Boa Morte em festa

Juliana Barreto Farias

  • Cobertas de jóias douradas e com seus tradicionais panos da Costa, mais de vinte senhoras negras percorrem as ruas da pequena Cachoeira, no Recôncavo Baiano, para celebrar a Assunção de Nossa Senhora da Glória. Acompanhadas de perto por muitos moradores e turistas, terminam o cortejo oferecendo uma feijoada e caindo num animado samba de roda. É o lance final dos festejos que movimentam a cidade neste mês de agosto. Entre os dias 14 e 16, as mulheres da Irmandade da Boa Morte rememoram a morte, o velório e a ascensão da Virgem Maria com missas, procissões, ceias, música e dança.

    Tradição oriental que se espalhou pelo mundo católico, a festa ganhou novos contornos ao desembarcar deste lado do Atlântico. Na Bahia, incorporou muitos elementos da religiosidade afro-brasileira. Durante as comemorações em Cachoeira, a 110 quilômetros de Salvador, as irmãs usam saias rendadas e turbantes brancos, guias, balangandãs, colares de contas, e na sexta-feira, dedicada a Oxalá, não podem comer carne e dendê. “Nesse primeiro dia, durante a missa, elas saem com a santa e a roupa de candomblé. No final, ficam em volta da imagem. Considero esse momento emocionante como o maior simbolismo de sincretismo, do ponto de vista prático”, diz o fotógrafo Adenor Gondim, que desde a década de 1980 participa de projetos e pesquisas sobre a Boa Morte.

    Ninguém sabe ao certo quando a irmandade se instalou na cidade. Muitos acreditam que foi por volta de 1820, com um grupo que saiu da Igreja da Barroquinha, em Salvador. O historiador cachoeirano Luiz Cláudio Nascimento diz que a organização teria sido fundada na famosa “Casa da Estrela”, que reunia mulheres negras vendedoras de doces, bolos e artigos usados em rituais africanos. Essas primeiras integrantes eram chamadas de “negras do partido-alto”, ex-escravas que prosperaram com suas atividades comerciais e ocupavam posições elevadas na hierarquia dos terreiros de candomblé locais. O primeiro objetivo delas era arrecadar fundos para resgatar sacerdotisas do cativeiro e fundar um candomblé, o que acabou acontecendo por volta de 1860. Mesmo sem ser oficializada (com compromisso aprovado pela Igreja Católica), a entidade exclusivamente feminina promovia, desde aquela época, a festa anual de sua padroeira, com desfile público, banquete para as filiadas e rituais reservados.

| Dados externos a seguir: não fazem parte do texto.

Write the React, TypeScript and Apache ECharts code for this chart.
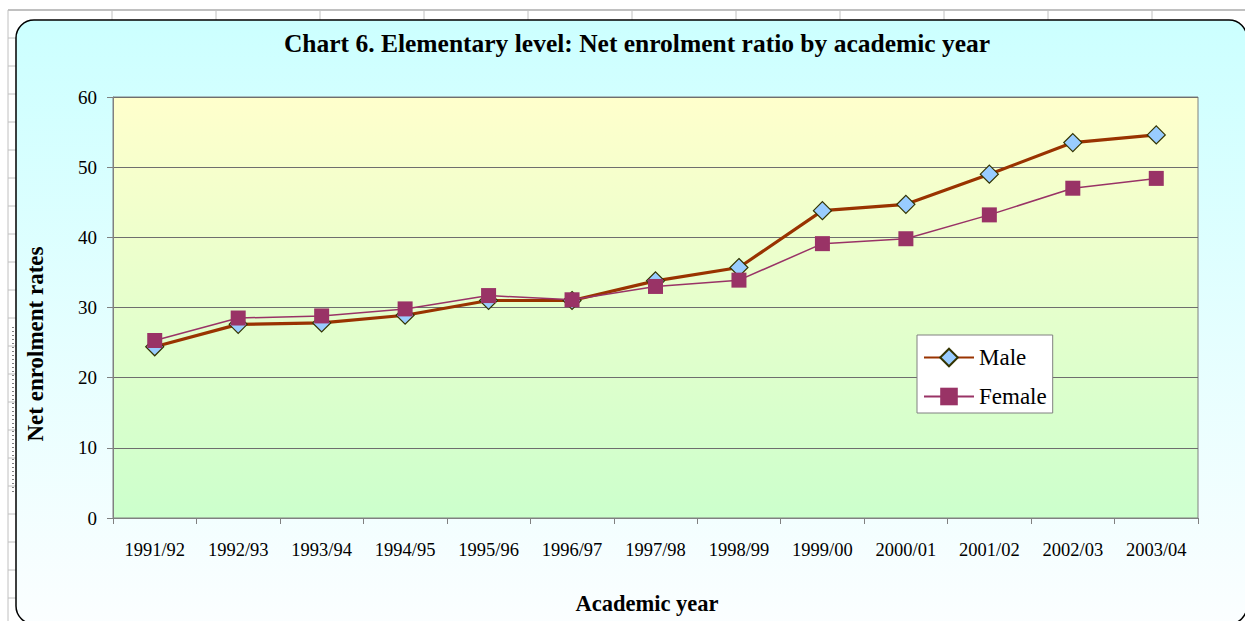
import React, { useEffect, useRef } from "react";
import * as echarts from "echarts";

const categories = [
  "1991/92", "1992/93", "1993/94", "1994/95", "1995/96", "1996/97", "1997/98",
  "1998/99", "1999/00", "2000/01", "2001/02", "2002/03", "2003/04",
];
const maleValues = [24.4, 27.6, 27.8, 28.9, 31.0, 31.0, 33.8, 35.7, 43.8, 44.7, 49.0, 53.5, 54.6];
const femaleValues = [25.3, 28.5, 28.8, 29.8, 31.7, 31.1, 33.0, 33.9, 39.1, 39.8, 43.2, 47.0, 48.4];
const yTicks = { min: 0, max: 60, interval: 10 };
const titleText = "Chart 6. Elementary level: Net enrolment ratio by academic year";
const yAxisTitle = "Net enrolment rates";
const xAxisTitle = "Academic year";

const W = 1245;
const H = 621;
const SERIF = "'Liberation Serif', 'Times New Roman', serif";

function sheetGrid(): any[] {
  const els: any[] = [];
  for (let y = 10; y < H; y += 28) {
    els.push({
      type: "line",
      z: -20,
      shape: { x1: 8, y1: y, x2: W, y2: y },
      style: { stroke: "#c0c0c0", lineWidth: y === 10 ? 2 : 1 },
      silent: true,
    });
  }
  for (let x = 8; x < W; x += 104) {
    els.push({
      type: "line",
      z: -20,
      shape: { x1: x, y1: 10, x2: x, y2: H },
      style: { stroke: "#c0c0c0", lineWidth: 1 },
      silent: true,
    });
  }
  return els;
}

export default function App() {
  const ref = useRef<HTMLDivElement>(null);
  useEffect(() => {
    if (!ref.current) return;
    const chart = echarts.init(ref.current, null, { renderer: "svg" });
    const option: any = {
      animation: false,
      backgroundColor: "#ffffff",
      title: {
        text: titleText,
        left: 637,
        top: 30,
        padding: 0,
        textAlign: "center",
        textStyle: { fontFamily: SERIF, fontSize: 25.5, fontWeight: "bold", color: "#000" },
      },
      graphic: [
        ...sheetGrid(),
        {
          type: "rect",
          z: -10,
          silent: true,
          shape: { x: 16, y: 20, width: 1231, height: 604, r: 18 },
          style: {
            fill: new echarts.graphic.LinearGradient(0, 0, 0, 1, [
              { offset: 0, color: "#ccffff" },
              { offset: 1, color: "#fbfeff" },
            ]),
            stroke: "#000",
            lineWidth: 1.5,
          },
        },
        {
          type: "line",
          z: -5,
          silent: true,
          shape: { x1: 13, y1: 327, x2: 13, y2: 495 },
          style: { stroke: "#000", lineWidth: 1, lineDash: [1, 3] },
        },
        {
          type: "text",
          z: 50,
          x: 35,
          y: 344,
          rotation: Math.PI / 2,
          style: {
            text: yAxisTitle,
            fontFamily: SERIF,
            fontSize: 23,
            fontWeight: "bold",
            fill: "#000",
            align: "center",
            verticalAlign: "middle",
          },
        },
        {
          type: "text",
          z: 50,
          x: 647,
          y: 603,
          style: {
            text: xAxisTitle,
            fontFamily: SERIF,
            fontSize: 22.5,
            fontWeight: "bold",
            fill: "#000",
            align: "center",
            verticalAlign: "middle",
          },
        },
      ],
      grid: {
        left: 113,
        top: 97,
        right: W - 1198,
        bottom: H - 518,
        show: true,
        backgroundColor: new echarts.graphic.LinearGradient(0, 0, 0, 1, [
          { offset: 0, color: "#ffffcc" },
          { offset: 1, color: "#ccffcc" },
        ]),
        borderColor: "#808080",
        borderWidth: 1,
      },
      legend: {
        orient: "vertical",
        left: 917,
        top: 335,
        padding: [11, 6, 5, 6],
        itemGap: 16,
        itemWidth: 50,
        itemHeight: 22,
        backgroundColor: "#ffffff",
        borderColor: "#808080",
        borderWidth: 1,
        textStyle: { fontFamily: SERIF, fontSize: 23, color: "#000", padding: [0, 0, 0, 0] },
        data: ["Male", "Female"],
      },
      xAxis: {
        type: "category",
        data: categories,
        boundaryGap: true,
        axisLine: { show: true, lineStyle: { color: "#808080", width: 1 } },
        axisTick: { show: true, length: 6, lineStyle: { color: "#808080" } },
        axisLabel: { fontFamily: SERIF, fontSize: 18.5, color: "#000", margin: 22, interval: 0 },
        splitLine: { show: false },
      },
      yAxis: {
        type: "value",
        min: yTicks.min,
        max: yTicks.max,
        interval: yTicks.interval,
        axisLine: { show: true, lineStyle: { color: "#808080", width: 1 } },
        axisTick: { show: true, length: 6, lineStyle: { color: "#808080" } },
        axisLabel: { fontFamily: SERIF, fontSize: 19, color: "#000", margin: 16 },
        splitLine: { show: true, lineStyle: { color: "#6e6e6e", width: 1 } },
      },
      series: [
        {
          name: "Male",
          type: "line",
          data: maleValues,
          symbol: "diamond",
          symbolSize: 18,
          lineStyle: { color: "#993300", width: 3.2 },
          itemStyle: { color: "#99ccff", borderColor: "#333300", borderWidth: 1.2 },
          z: 3,
        },
        {
          name: "Female",
          type: "line",
          data: femaleValues,
          symbol: "rect",
          symbolSize: 15,
          lineStyle: { color: "#993366", width: 1.5 },
          itemStyle: { color: "#993366", borderColor: "#993366", borderWidth: 0 },
          z: 4,
        },
      ],
    };
    chart.setOption(option);
    return () => chart.dispose();
  }, []);
  return (
    <div
      ref={ref}
      style={{ position: "fixed", left: 0, top: 0, width: W, height: H }}
    />
  );
}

    E até hoje é formada só por mulheres negras, quase todas com mais de 50 anos. “Todas são do candomblé. Tem gente de Maragogipe, de Cachoeira, São Félix. Muitas mães de santo, que convivem muito bem ali. O que é de prática do terreiro de cada uma é de cada uma”, diz Adenor Gondim. Para ingressar na confraria, a “noviça” passa por uma iniciação de três anos e é conhecida como “irmã da bolsa”. Depois que sua vocação é testada, ela pode ocupar algum cargo de diretoria, e a cada três anos subir na hierarquia da associação. Como lembra Gustavo Falcon, professor da UFBA e pesquisador do Centro de Estudos Afro-Orientais, mesmo com as diferenças e os preceitos relativos a cada posição, todas as irmãs são consideradas empregadas de Nossa Senhora. E dividem as atividades: cozinha, coleta de fundos, organização das ceias cerimoniais, procissões do cortejo e funerais das companheiras.

    Embora a irmandade seja muito destacada em guias turísticos e outras publicações durante o período de festejos, sua história continua desconhecida para muita gente. Até mesmo para os moradores de Cachoeira. “A cidade mantém uma relação distante com a irmandade, apesar de ser muito beneficiada com a festa. Tem preconceito envolvido aí. Ela não tem o apoio devido, mesmo sendo reconhecida na diáspora africana como algo único. Se ainda permanece, é por conta de suas irmãs e de algumas pessoas isoladas”, acredita Adenor. Quem sabe agora, que virou patrimônio imaterial da Bahia, a Boa Morte continue viva para além do mês de agosto.